### The task
Reproduce the listing below character for character; drop every image.

### Stored data
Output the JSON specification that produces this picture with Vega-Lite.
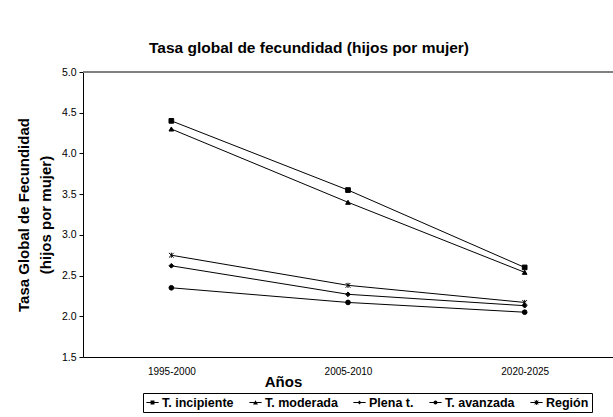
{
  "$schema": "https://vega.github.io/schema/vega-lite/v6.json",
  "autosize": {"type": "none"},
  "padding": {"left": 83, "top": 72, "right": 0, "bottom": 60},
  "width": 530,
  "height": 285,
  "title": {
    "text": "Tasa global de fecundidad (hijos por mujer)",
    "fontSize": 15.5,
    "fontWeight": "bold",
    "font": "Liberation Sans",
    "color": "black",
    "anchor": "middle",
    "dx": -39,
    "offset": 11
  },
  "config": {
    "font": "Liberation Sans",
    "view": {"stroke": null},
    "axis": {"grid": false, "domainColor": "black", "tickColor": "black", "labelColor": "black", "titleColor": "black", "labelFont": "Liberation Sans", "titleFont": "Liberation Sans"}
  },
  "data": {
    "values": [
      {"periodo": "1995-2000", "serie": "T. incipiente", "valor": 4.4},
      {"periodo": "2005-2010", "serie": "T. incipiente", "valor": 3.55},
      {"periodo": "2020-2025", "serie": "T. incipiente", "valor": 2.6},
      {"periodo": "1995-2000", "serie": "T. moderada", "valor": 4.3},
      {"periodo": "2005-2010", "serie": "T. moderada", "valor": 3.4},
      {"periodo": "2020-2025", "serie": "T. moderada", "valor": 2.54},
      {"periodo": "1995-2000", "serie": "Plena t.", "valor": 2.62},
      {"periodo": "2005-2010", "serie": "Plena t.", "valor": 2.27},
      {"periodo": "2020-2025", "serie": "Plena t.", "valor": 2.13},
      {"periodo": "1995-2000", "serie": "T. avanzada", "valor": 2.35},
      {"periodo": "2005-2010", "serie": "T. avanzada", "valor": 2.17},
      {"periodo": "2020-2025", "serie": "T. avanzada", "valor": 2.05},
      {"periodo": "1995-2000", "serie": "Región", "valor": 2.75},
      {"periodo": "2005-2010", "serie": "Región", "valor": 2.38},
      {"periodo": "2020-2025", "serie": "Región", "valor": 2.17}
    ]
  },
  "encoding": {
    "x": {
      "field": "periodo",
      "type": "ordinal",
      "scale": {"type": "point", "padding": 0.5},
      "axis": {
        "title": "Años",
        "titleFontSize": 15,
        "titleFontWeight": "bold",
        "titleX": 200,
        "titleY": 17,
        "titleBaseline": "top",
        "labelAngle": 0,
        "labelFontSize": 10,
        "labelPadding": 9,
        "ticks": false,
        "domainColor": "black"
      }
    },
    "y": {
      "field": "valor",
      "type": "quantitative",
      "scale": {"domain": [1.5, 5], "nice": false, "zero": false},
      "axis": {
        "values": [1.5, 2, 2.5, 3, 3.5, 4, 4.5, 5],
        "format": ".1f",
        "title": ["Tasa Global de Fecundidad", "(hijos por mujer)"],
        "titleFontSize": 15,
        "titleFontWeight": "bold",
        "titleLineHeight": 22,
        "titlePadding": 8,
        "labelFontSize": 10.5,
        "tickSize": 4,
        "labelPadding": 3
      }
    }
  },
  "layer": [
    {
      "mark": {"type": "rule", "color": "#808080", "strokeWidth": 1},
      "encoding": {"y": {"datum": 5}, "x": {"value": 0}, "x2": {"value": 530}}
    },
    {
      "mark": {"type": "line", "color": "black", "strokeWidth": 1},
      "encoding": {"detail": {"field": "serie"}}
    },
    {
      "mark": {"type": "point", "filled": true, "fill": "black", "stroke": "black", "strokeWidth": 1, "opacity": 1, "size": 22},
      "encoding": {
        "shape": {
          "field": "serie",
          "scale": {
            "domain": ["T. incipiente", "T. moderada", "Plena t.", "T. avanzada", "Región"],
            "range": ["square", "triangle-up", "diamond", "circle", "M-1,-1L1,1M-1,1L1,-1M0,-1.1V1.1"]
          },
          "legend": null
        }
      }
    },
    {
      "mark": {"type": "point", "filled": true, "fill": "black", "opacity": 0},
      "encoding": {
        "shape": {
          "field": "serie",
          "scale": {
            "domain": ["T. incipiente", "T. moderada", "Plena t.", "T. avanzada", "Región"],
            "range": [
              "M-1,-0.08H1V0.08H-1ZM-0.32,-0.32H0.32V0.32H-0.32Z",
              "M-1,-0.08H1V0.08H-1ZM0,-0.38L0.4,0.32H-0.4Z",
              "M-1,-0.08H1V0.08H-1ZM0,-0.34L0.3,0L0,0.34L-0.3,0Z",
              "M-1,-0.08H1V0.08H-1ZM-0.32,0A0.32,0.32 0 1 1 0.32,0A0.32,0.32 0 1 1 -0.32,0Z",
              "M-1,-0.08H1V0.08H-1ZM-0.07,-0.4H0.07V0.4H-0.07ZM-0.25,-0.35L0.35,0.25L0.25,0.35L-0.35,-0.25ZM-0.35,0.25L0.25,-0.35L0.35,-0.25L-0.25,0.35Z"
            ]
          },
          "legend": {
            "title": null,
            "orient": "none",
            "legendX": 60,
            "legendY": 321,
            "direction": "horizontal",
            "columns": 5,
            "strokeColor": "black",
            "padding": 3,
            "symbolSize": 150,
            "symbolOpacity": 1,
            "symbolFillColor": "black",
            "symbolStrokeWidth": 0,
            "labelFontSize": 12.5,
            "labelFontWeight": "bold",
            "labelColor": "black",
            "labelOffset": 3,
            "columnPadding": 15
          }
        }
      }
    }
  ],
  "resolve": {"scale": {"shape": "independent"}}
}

### The completed task
Output the JSON specification that produces this picture with Vega-Lite.
{
  "$schema": "https://vega.github.io/schema/vega-lite/v6.json",
  "autosize": {"type": "none"},
  "padding": {"left": 83, "top": 72, "right": 0, "bottom": 60},
  "width": 530,
  "height": 285,
  "title": {
    "text": "Tasa global de fecundidad (hijos por mujer)",
    "fontSize": 15.5,
    "fontWeight": "bold",
    "font": "Liberation Sans",
    "color": "black",
    "anchor": "middle",
    "dx": -39,
    "offset": 11
  },
  "config": {
    "font": "Liberation Sans",
    "view": {"stroke": null},
    "axis": {"grid": false, "domainColor": "black", "tickColor": "black", "labelColor": "black", "titleColor": "black", "labelFont": "Liberation Sans", "titleFont": "Liberation Sans"}
  },
  "data": {
    "values": [
      {"periodo": "1995-2000", "serie": "T. incipiente", "valor": 4.4},
      {"periodo": "2005-2010", "serie": "T. incipiente", "valor": 3.55},
      {"periodo": "2020-2025", "serie": "T. incipiente", "valor": 2.6},
      {"periodo": "1995-2000", "serie": "T. moderada", "valor": 4.3},
      {"periodo": "2005-2010", "serie": "T. moderada", "valor": 3.4},
      {"periodo": "2020-2025", "serie": "T. moderada", "valor": 2.54},
      {"periodo": "1995-2000", "serie": "Plena t.", "valor": 2.62},
      {"periodo": "2005-2010", "serie": "Plena t.", "valor": 2.27},
      {"periodo": "2020-2025", "serie": "Plena t.", "valor": 2.13},
      {"periodo": "1995-2000", "serie": "T. avanzada", "valor": 2.35},
      {"periodo": "2005-2010", "serie": "T. avanzada", "valor": 2.17},
      {"periodo": "2020-2025", "serie": "T. avanzada", "valor": 2.05},
      {"periodo": "1995-2000", "serie": "Región", "valor": 2.75},
      {"periodo": "2005-2010", "serie": "Región", "valor": 2.38},
      {"periodo": "2020-2025", "serie": "Región", "valor": 2.17}
    ]
  },
  "encoding": {
    "x": {
      "field": "periodo",
      "type": "ordinal",
      "scale": {"type": "point", "padding": 0.5},
      "axis": {
        "title": "Años",
        "titleFontSize": 15,
        "titleFontWeight": "bold",
        "titleX": 200,
        "titleY": 17,
        "titleBaseline": "top",
        "labelAngle": 0,
        "labelFontSize": 10,
        "labelPadding": 9,
        "ticks": false,
        "domainColor": "black"
      }
    },
    "y": {
      "field": "valor",
      "type": "quantitative",
      "scale": {"domain": [1.5, 5], "nice": false, "zero": false},
      "axis": {
        "values": [1.5, 2, 2.5, 3, 3.5, 4, 4.5, 5],
        "format": ".1f",
        "title": ["Tasa Global de Fecundidad", "(hijos por mujer)"],
        "titleFontSize": 15,
        "titleFontWeight": "bold",
        "titleLineHeight": 22,
        "titlePadding": 8,
        "labelFontSize": 10.5,
        "tickSize": 4,
        "labelPadding": 3
      }
    }
  },
  "layer": [
    {
      "mark": {"type": "rule", "color": "#808080", "strokeWidth": 1},
      "encoding": {"y": {"datum": 5}, "x": {"value": 0}, "x2": {"value": 530}}
    },
    {
      "mark": {"type": "line", "color": "black", "strokeWidth": 1},
      "encoding": {"detail": {"field": "serie"}}
    },
    {
      "mark": {"type": "point", "filled": true, "fill": "black", "stroke": "black", "strokeWidth": 1, "opacity": 1, "size": 22},
      "encoding": {
        "shape": {
          "field": "serie",
          "scale": {
            "domain": ["T. incipiente", "T. moderada", "Plena t.", "T. avanzada", "Región"],
            "range": ["square", "triangle-up", "diamond", "circle", "M-1,-1L1,1M-1,1L1,-1M0,-1.1V1.1"]
          },
          "legend": null
        }
      }
    },
    {
      "mark": {"type": "point", "filled": true, "fill": "black", "opacity": 0},
      "encoding": {
        "shape": {
          "field": "serie",
          "scale": {
            "domain": ["T. incipiente", "T. moderada", "Plena t.", "T. avanzada", "Región"],
            "range": [
              "M-1,-0.08H1V0.08H-1ZM-0.32,-0.32H0.32V0.32H-0.32Z",
              "M-1,-0.08H1V0.08H-1ZM0,-0.38L0.4,0.32H-0.4Z",
              "M-1,-0.08H1V0.08H-1ZM0,-0.34L0.3,0L0,0.34L-0.3,0Z",
              "M-1,-0.08H1V0.08H-1ZM-0.32,0A0.32,0.32 0 1 1 0.32,0A0.32,0.32 0 1 1 -0.32,0Z",
              "M-1,-0.08H1V0.08H-1ZM-0.07,-0.4H0.07V0.4H-0.07ZM-0.25,-0.35L0.35,0.25L0.25,0.35L-0.35,-0.25ZM-0.35,0.25L0.25,-0.35L0.35,-0.25L-0.25,0.35Z"
            ]
          },
          "legend": {
            "title": null,
            "orient": "none",
            "legendX": 60,
            "legendY": 321,
            "direction": "horizontal",
            "columns": 5,
            "strokeColor": "black",
            "padding": 3,
            "symbolSize": 150,
            "symbolOpacity": 1,
            "symbolFillColor": "black",
            "symbolStrokeWidth": 0,
            "labelFontSize": 12.5,
            "labelFontWeight": "bold",
            "labelColor": "black",
            "labelOffset": 3,
            "columnPadding": 15
          }
        }
      }
    }
  ],
  "resolve": {"scale": {"shape": "independent"}}
}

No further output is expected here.